¿Patada al policía o patada al Derecho?

Fernando Salgado
Fernando Salgado LA QUILLA

OPINIÓN

Alberto Rodríguez, exdiputado de Unidas Podemos, en una imagen de archivo.
Alberto Rodríguez, exdiputado de Unidas Podemos, en una imagen de archivo. Zipi | Efe

26 oct 2021 . Actualizado a las 08:43 h.

Vaya por delante que el papel del Supremo en el caso del diputado Alberto Rodríguez me parece aberrante. Yo no sé si el tribunal ha querido infligir un castigo político. Lo que sostengo es que, objetivamente, ha hecho un flaco favor a la Justicia y al estado de derecho.

 Todo este embrollado proceso, desde la condena por patear a un policía hasta la pérdida del acta de diputado, está sembrado de dudas. Lo demuestra la enorme cantidad de argumentos utilizados, en pro y en contra, por los más eminentes juristas del país. Un enjambre de dudas que el Supremo ha resuelto sistemáticamente, una por una, en contra del diputado. Violando así una de las máximas que preside el derecho penal: in dubio pro reo. En caso de duda, a favor del acusado.

La única prueba contra Alberto Rodríguez era el testimonio del policía agredido. Palabra contra palabra. Pero el Supremo no duda: condena. Existen serias dudas para determinar cuál es la pena principal impuesta -45 días de cárcel o multa de 540 euros-, porque el Código Penal elimina toda pena privativa de libertad inferior a tres meses, sustituyéndola por multa o trabajos comunitarios. El Supremo opta por la interpretación más gravosa para el reo, la que lleva aparejada la accesoria de inhabilitación para el derecho de sufragio pasivo. A continuación se plantean dudas sobre la retroactividad. La Constitución, en su artículo 9.3, garantiza «la irretroactividad de las disposiciones sancionadoras no favorables o restrictivas de derechos individuales». Frente a ese precepto, el Supremo esgrime la «inelegibilidad sobrevenida»: Rodríguez era ya inelegible, aunque nadie lo sabía, cuando se presentó a las últimas elecciones. Doctrina «rocambolesca e injusta», a juicio del ex magistrado Martín Pallín, pero yo no quiero llegar a tanto: diré simplemente que suscita dudas, salvo para el Supremo: el diputado debe abandonar su escaño.

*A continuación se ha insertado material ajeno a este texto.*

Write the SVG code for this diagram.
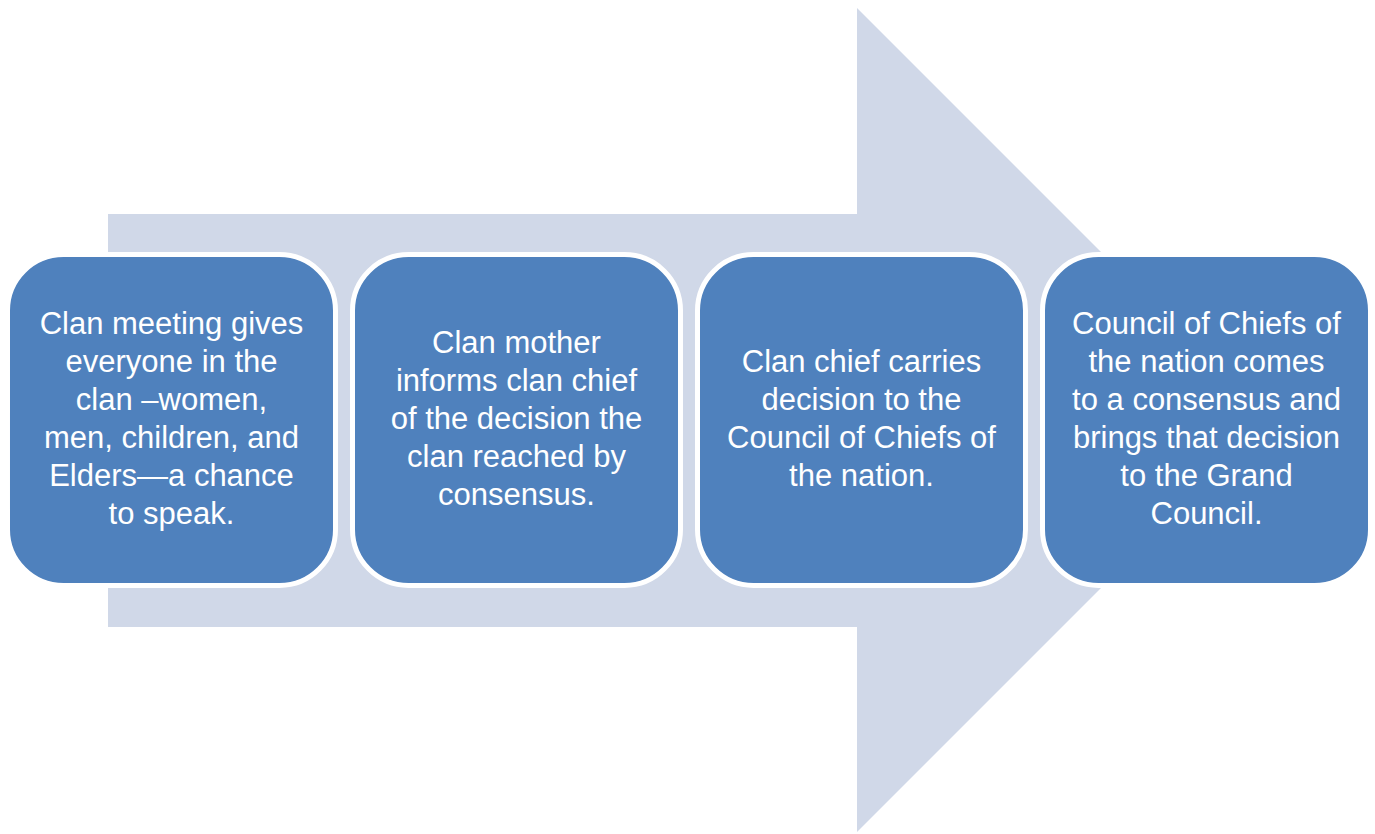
<svg xmlns="http://www.w3.org/2000/svg" width="1375" height="834" viewBox="0 0 1375 834">
<style>
.box{fill:#4F81BD;stroke:#FFFFFF;stroke-width:5}
.lbl{font-family:"Liberation Sans",Arial,sans-serif;font-size:31px;fill:#FFFFFF;text-anchor:middle}
</style>
<rect width="1375" height="834" fill="#FFFFFF"/>
<g id="arrow">
<polygon points="108,214 857,214 857,8 1269,420 857,832 857,627 108,627" fill="#D0D8E8"/>
</g>
<g id="node1">
<rect class="box" x="7.5" y="254.5" width="328" height="331" rx="56"/>
<text class="lbl" x="171.5" y="334">Clan meeting gives</text>
<text class="lbl" x="171.5" y="372">everyone in the</text>
<text class="lbl" x="171.5" y="410">clan –women,</text>
<text class="lbl" x="171.5" y="448">men, children, and</text>
<text class="lbl" x="171.5" y="486">Elders—a chance</text>
<text class="lbl" x="171.5" y="524">to speak.</text>
</g>
<g id="node2">
<rect class="box" x="352.5" y="254.5" width="328" height="331" rx="56"/>
<text class="lbl" x="516.5" y="353">Clan mother</text>
<text class="lbl" x="516.5" y="391">informs clan chief</text>
<text class="lbl" x="516.5" y="429">of the decision the</text>
<text class="lbl" x="516.5" y="467">clan reached by</text>
<text class="lbl" x="516.5" y="505">consensus.</text>
</g>
<g id="node3">
<rect class="box" x="697.5" y="254.5" width="328" height="331" rx="56"/>
<text class="lbl" x="861.5" y="372">Clan chief carries</text>
<text class="lbl" x="861.5" y="410">decision to the</text>
<text class="lbl" x="861.5" y="448">Council of Chiefs of</text>
<text class="lbl" x="861.5" y="486">the nation.</text>
</g>
<g id="node4">
<rect class="box" x="1042.5" y="254.5" width="328" height="331" rx="56"/>
<text class="lbl" x="1206.5" y="334">Council of Chiefs of</text>
<text class="lbl" x="1206.5" y="372">the nation comes</text>
<text class="lbl" x="1206.5" y="410">to a consensus and</text>
<text class="lbl" x="1206.5" y="448">brings that decision</text>
<text class="lbl" x="1206.5" y="486">to the Grand</text>
<text class="lbl" x="1206.5" y="524">Council.</text>
</g>
<g id="connectors"></g>
</svg>
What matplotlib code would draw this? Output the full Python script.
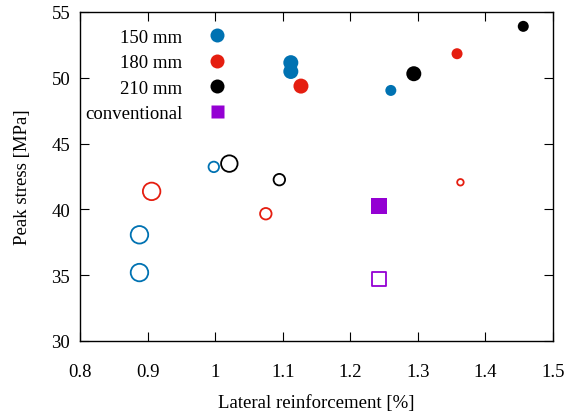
import numpy as np
import matplotlib
matplotlib.use("Agg")
import matplotlib.pyplot as plt
from matplotlib.lines import Line2D

plt.rcParams['font.family'] = ['Liberation Serif', 'DejaVu Serif']
plt.rcParams['font.size'] = 13.5

DPI = 100
FS = 13.5

# lateral reinforcement [%] / peak stress [MPa] / marker diameter [px]
x_150_full = [1.112, 1.112, 1.260]
y_150_full = [51.15, 50.48, 49.04]
d_150_full = [15, 15, 11]
x_150_open = [0.998, 0.888, 0.888]
y_150_open = [43.23, 38.07, 35.20]
d_150_open = [12, 19, 19]

x_180_full = [1.127, 1.358]
y_180_full = [49.37, 51.83]
d_180_full = [15, 11]
x_180_open = [0.906, 1.075, 1.363]
y_180_open = [41.37, 39.67, 42.06]
d_180_open = [19, 13, 8]

x_210_full = [1.294, 1.456]
y_210_full = [50.31, 53.91]
d_210_full = [15, 11]
x_210_open = [1.021, 1.095]
y_210_open = [43.48, 42.26]
d_210_open = [18, 13]

x_conv_full = [1.2425]
y_conv_full = [40.23]
x_conv_open = [1.2425]
y_conv_open = [34.72]
d_conv = [16]

labels = ["150 mm", "180 mm", "210 mm", "conventional"]
colors = ["#0072b2", "#e51e10", "#000000", "#9400d3"]


def area(d_px):
    # scatter wants points^2, sizes were read in pixels
    return (np.array(d_px) * 72.0 / DPI) ** 2


fig = plt.figure(figsize=(5.70, 4.14), dpi=DPI)
ax = fig.add_axes([80 / 570, 1 - 342 / 414, 473 / 570, 329 / 414])

groups = [
    (x_150_full, y_150_full, d_150_full, x_150_open, y_150_open, d_150_open, 'o', colors[0]),
    (x_180_full, y_180_full, d_180_full, x_180_open, y_180_open, d_180_open, 'o', colors[1]),
    (x_210_full, y_210_full, d_210_full, x_210_open, y_210_open, d_210_open, 'o', colors[2]),
    (x_conv_full, y_conv_full, d_conv, x_conv_open, y_conv_open, d_conv, 's', colors[3]),
]
for xf, yf, df, xo, yo, do, mk, c in groups:
    ax.scatter(xf, yf, s=area(df), marker=mk, color=c, linewidths=0, zorder=3)
    ax.scatter(xo, yo, s=area(np.array(do) - 1.5), marker=mk, facecolors='none',
               edgecolors=c, linewidths=1.3, zorder=3)

ax.set_xlim(0.8, 1.5)
ax.set_ylim(30, 55)
ax.set_xticks(np.arange(0.8, 1.51, 0.1))
ax.set_xticklabels(["0.8", "0.9", "1", "1.1", "1.2", "1.3", "1.4", "1.5"])
ax.set_yticks(np.arange(30, 56, 5))
ax.tick_params(direction='in', length=6.7, width=0.8, top=True, right=True,
               labelsize=FS)
ax.tick_params(axis='x', pad=16)
ax.tick_params(axis='y', pad=7)
for sp in ax.spines.values():
    sp.set_linewidth(1.0)

ax.set_xlabel("Lateral reinforcement [%]", fontsize=FS, labelpad=10)
ax.set_ylabel("Peak stress [MPa]", fontsize=FS, labelpad=15)

handles = [
    Line2D([], [], ls='none', marker='o', ms=14 * 72 / DPI, mfc=colors[0], mec='none'),
    Line2D([], [], ls='none', marker='o', ms=14 * 72 / DPI, mfc=colors[1], mec='none'),
    Line2D([], [], ls='none', marker='o', ms=14 * 72 / DPI, mfc=colors[2], mec='none'),
    Line2D([], [], ls='none', marker='s', ms=13 * 72 / DPI, mfc=colors[3], mec='none'),
]
leg = ax.legend(handles, labels, loc='upper left', bbox_to_anchor=(-0.005, 0.972),
                frameon=False, markerfirst=False, handletextpad=0.85,
                labelspacing=0.44, borderaxespad=0, fontsize=FS)
for t in leg.get_texts():
    t.set_ha('right')

fig.savefig("out.png", dpi=DPI)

(Un paréntesis para introducir una apelación al sentido común: ¿algún profano puede entender que el castigo principal, 540 euros de multa, sea apenas una caricia en contraste con el implacable castigo accesorio?)

Con todo, el germen más nocivo para la salud democrática llegó con el desenlace (provisional) del enredo. El roce chirriante entre dos poderes del Estado. La intromisión del magistrado Manuel Marchena que, en un exceso de celo inédito e impropio, pide explicaciones al Congreso. Y la sumisión de la presidenta de la cámara, Meritxell Batet, que le pregunta a Marchena cómo hacer su trabajo. Marchena, con arrogancia y sin pillarse los dedos -a buen entendedor, pocas palabras-, le recuerda que el Supremo no tiene por función asesorar al poder legislativo, como tampoco los jueces, cuando dudan a la hora de interpretar la ley, le preguntan al legislador qué quiso decir en este o aquel artículo. A Batet, porque le temblaron las piernas o por lo que fuera, pliega velas y decide según lo que intuyó que le sugería Marchena. Las togas ganan otra batalla y la sede de la soberanía popular es desde ahora un poco menos soberana.